(Phys.org)—The hullabaloo surrounding last week's release of the nation's employment numbers was a bit overblown, says a University of Michigan economist.
While U.S. employers posted modest job gains in September, the unemployment rate fell sharply from 8.1 percent to 7.8 percent—the lowest point in nearly four years, according to the Bureau of Labor Statistics.
"There is some controversy over the legitimacy of the BLS household employment measure and the unemployment rate that is derived from the same survey, but the numbers seem statistically reasonable," said Donald Grimes of the U-M Institute for Research on Labor, Employment and the Economy.
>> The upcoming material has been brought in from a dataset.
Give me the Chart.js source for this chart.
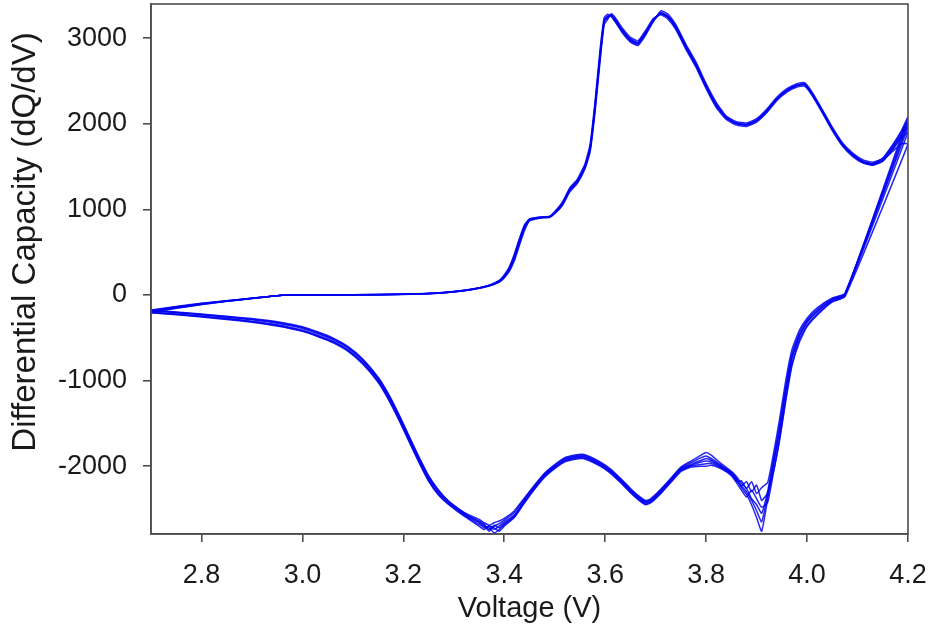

Grimes looked at the historical difference in month-to-month employment movement since 1970 as reported by the payroll survey, which collects data from business and government, and the household survey, which asks individuals about their work situation and is used to calculate the nation's official unemployment rate.
The payroll survey showed job gains of 114,000 during September, but the household survey revealed much higher employment growth of 873,000, which was the major reason for the sudden drop in the unemployment rate.
Using statistical analysis, Grimes said that we should expect a difference of this magnitude between the two sets of numbers once every 35 months of data, given the randomness of measurement errors.
And, in fact, there were 20 months since January 1970 where the difference between the two surveys was larger than the one reported in September (measured in percentage terms).
"So the results were unusual, but not unprecedented," Grimes said. "One word of caution, however—there is probably about a one-third chance, based solely on the self-correction of sample-based measurement errors as seen in the historical data, that the household survey will show a substantial decline in employment in October causing the unemployment rate to jump up again.
"We'll know soon enough, since that data will be released on the Friday just before the election."